─── Information provided
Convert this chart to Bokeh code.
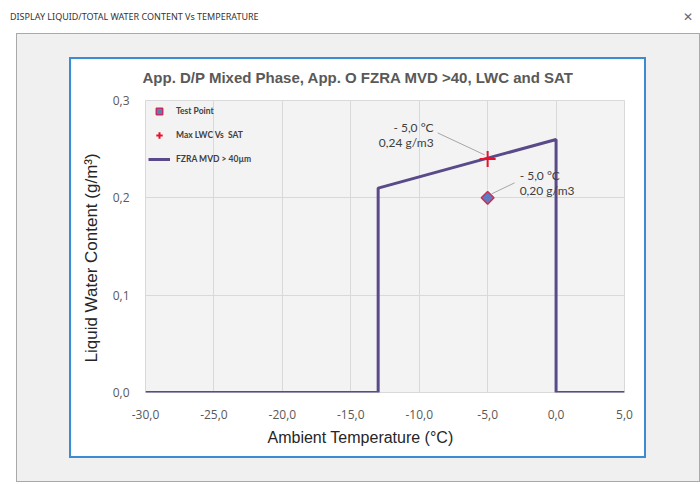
import numpy as np
from bokeh.plotting import figure
from bokeh.models import (FixedTicker, CustomJSTickFormatter, Legend, LegendItem,
                          Title, Div, Range1d)
from bokeh.layouts import column
from bokeh.core.properties import value
from bokeh.embed import file_html
from bokeh.resources import INLINE

# ---------------- data ----------------
temperature = [-30.0, -13.0, -13.0, 0.0, 0.0, 5.0]
lwc_envelope = [0.0, 0.0, 0.21, 0.26, 0.0, 0.0]
test_temp = [-5.0]
test_lwc = [0.20]
max_temp = [-5.0]
max_lwc = [0.24]
x_ticks = [-30, -25, -20, -15, -10, -5, 0, 5]
y_ticks = [0.0, 0.1, 0.2, 0.3]

window_title = "DISPLAY LIQUID/TOTAL WATER CONTENT Vs TEMPERATURE"
chart_title = "App. D/P Mixed Phase, App. O  FZRA MVD >40, LWC and SAT"
x_label = "Ambient Temperature (°C)"
y_label = "Liquid Water Content (g/m³)"
legend_labels = ["Test Point", "Max LWC Vs  SAT", "FZRA MVD > 40µm"]

X0, X1 = -30, 5
Y0, Y1 = 0.0, 0.3

# ---------------- geometry ----------------
W, H = 573, 397
ML, MR, MT, MB = 74, 20, 41, 64
FW, FH = W - ML - MR, H - MT - MB
px_x = (X1 - X0) / FW
px_y = (Y1 - Y0) / FH


def fmt_label(t, v):
    return f"- {abs(t):.1f} °C\n{v:.2f} g/m3".replace(".", ",")


p = figure(width=W, height=H, x_range=Range1d(X0, X1), y_range=Range1d(Y0, Y1),
           output_backend="svg", toolbar_location=None,
           min_border_left=ML, min_border_right=MR, min_border_top=MT, min_border_bottom=MB,
           margin=(26, 56, 26, 55),
           background_fill_color="#f3f3f3", border_fill_color="white",
           outline_line_color="#d9d9d9",
           styles={"box-shadow": "0 0 0 2px #3d8bd0"})

# spacer between frame and chart title (closest to the frame), then the title
spacer = Title(text="\u00a0", text_font_size="10px", standoff=2)
p.add_layout(spacer, "above")
ct = Title(text=chart_title, align="left", offset=-3, vertical_align="bottom",
           text_font="Liberation Sans", text_font_size="15px", text_font_style="bold",
           text_color="#595959", standoff=0)
p.add_layout(ct, "above")

fmt = CustomJSTickFormatter(code="return tick.toFixed(1).replace('.', ',');")
p.xaxis.ticker = FixedTicker(ticks=x_ticks)
p.yaxis.ticker = FixedTicker(ticks=y_ticks)
p.xgrid.ticker = FixedTicker(ticks=x_ticks)
p.ygrid.ticker = FixedTicker(ticks=y_ticks)
p.xaxis.formatter = fmt
p.yaxis.formatter = fmt
p.axis.axis_line_color = None
p.axis.major_tick_line_color = None
p.axis.minor_tick_line_color = None
p.axis.major_label_text_font = "Open Sans"
p.axis.major_label_text_font_size = "12px"
p.axis.major_label_text_color = "#595959"
p.xaxis.major_label_standoff = 11
p.yaxis.major_label_standoff = 10
p.grid.grid_line_color = "#d9d9d9"

yt = Title(text=y_label, align="left", offset=30, vertical_align="bottom",
           text_font="Liberation Sans", text_font_size="17px", text_font_style="normal",
           text_color="#262626", standoff=17)
p.add_layout(yt, "left")

xt = Title(text=x_label, align="left", offset=122, text_font="Liberation Sans",
           text_font_size="16px", text_font_style="normal", text_color="#262626", standoff=10)
p.add_layout(xt, "below")

# ---------------- glyphs ----------------
r_line = p.line(temperature, lwc_envelope, line_color="#5a4a8a", line_width=3)
r_max = p.scatter(max_temp, max_lwc, marker="cross", size=16, line_color="#e8102a", line_width=2)
r_test = p.scatter(test_temp, test_lwc, marker="square", angle=np.pi / 4, size=9,
                   fill_color="#5b7cc0", line_color="#c2305a", line_width=1.5)

# leader lines (pixel offsets from the annotated points)
lead_max = [(-50, -26), (-3, -4)]
lead_test = [(4, -4), (27, -15)]
x0s, y0s, x1s, y1s = [], [], [], []
for (tx, ty), lead in (((max_temp[0], max_lwc[0]), lead_max), ((test_temp[0], test_lwc[0]), lead_test)):
    (ax, ay), (bx, by) = lead
    x0s.append(tx + ax * px_x); y0s.append(ty - ay * px_y)
    x1s.append(tx + bx * px_x); y1s.append(ty - by * px_y)
p.segment(x0s, y0s, x1s, y1s, line_color="#a6a6a6", line_width=1)

p.text(x=max_temp, y=max_lwc, text=[fmt_label(max_temp[0], max_lwc[0])],
       x_offset=-54, y_offset=-24, text_align="right", text_baseline="middle",
       text_font=value("Lato"), text_font_size="12px", text_color="#404040",
       text_line_height=1.0)
p.text(x=test_temp, y=test_lwc, text=[fmt_label(test_temp[0], test_lwc[0])],
       x_offset=32, y_offset=-15, text_align="left", text_baseline="middle",
       text_font=value("Lato"), text_font_size="12px", text_color="#404040",
       text_line_height=1.0)

legend = Legend(items=[LegendItem(label=legend_labels[0], renderers=[r_test]),
                       LegendItem(label=legend_labels[1], renderers=[r_max]),
                       LegendItem(label=legend_labels[2], renderers=[r_line])],
                location="top_left", background_fill_alpha=0, border_line_alpha=0,
                label_text_font="Lato", label_text_font_size="8.5px",
                label_text_font_style="bold", label_text_color="#404040",
                margin=0, padding=3, spacing=8, glyph_height=16, glyph_width=22,
                label_standoff=6, label_height=16)
p.add_layout(legend)

# ---------------- page chrome ----------------
header = Div(text=(
    "<div style='display:flex;justify-content:space-between;align-items:flex-start;"
    "width:700px;height:33px;font-family:\"Noto Sans\";color:#333;'>"
    f"<span style='margin-left:10px;padding-top:11px;font-size:9px;'>{window_title}</span>"
    "<span style='font-family:\"DejaVu Sans\";font-size:12px;color:#666;padding-top:9px;margin-right:7px;'>&#x2715;</span>"
    "</div>"), width=700, height=33, margin=0)

panel = column(p, margin=(0, 0, 0, 16),
               styles={"background-color": "#f0f0f0", "box-shadow": "inset 0 0 0 1px #a9a9a9"})

layout = column(header, panel)

open("out.html", "w").write(file_html(layout, INLINE))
──────
Without the pictures, return the listing above from its first line through the line that has "Y0, Y1 = 0.0, 0.3".

• Output for this exercise:
Convert this chart to Bokeh code.
import numpy as np
from bokeh.plotting import figure
from bokeh.models import (FixedTicker, CustomJSTickFormatter, Legend, LegendItem,
                          Title, Div, Range1d)
from bokeh.layouts import column
from bokeh.core.properties import value
from bokeh.embed import file_html
from bokeh.resources import INLINE

# ---------------- data ----------------
temperature = [-30.0, -13.0, -13.0, 0.0, 0.0, 5.0]
lwc_envelope = [0.0, 0.0, 0.21, 0.26, 0.0, 0.0]
test_temp = [-5.0]
test_lwc = [0.20]
max_temp = [-5.0]
max_lwc = [0.24]
x_ticks = [-30, -25, -20, -15, -10, -5, 0, 5]
y_ticks = [0.0, 0.1, 0.2, 0.3]

window_title = "DISPLAY LIQUID/TOTAL WATER CONTENT Vs TEMPERATURE"
chart_title = "App. D/P Mixed Phase, App. O  FZRA MVD >40, LWC and SAT"
x_label = "Ambient Temperature (°C)"
y_label = "Liquid Water Content (g/m³)"
legend_labels = ["Test Point", "Max LWC Vs  SAT", "FZRA MVD > 40µm"]

X0, X1 = -30, 5
Y0, Y1 = 0.0, 0.3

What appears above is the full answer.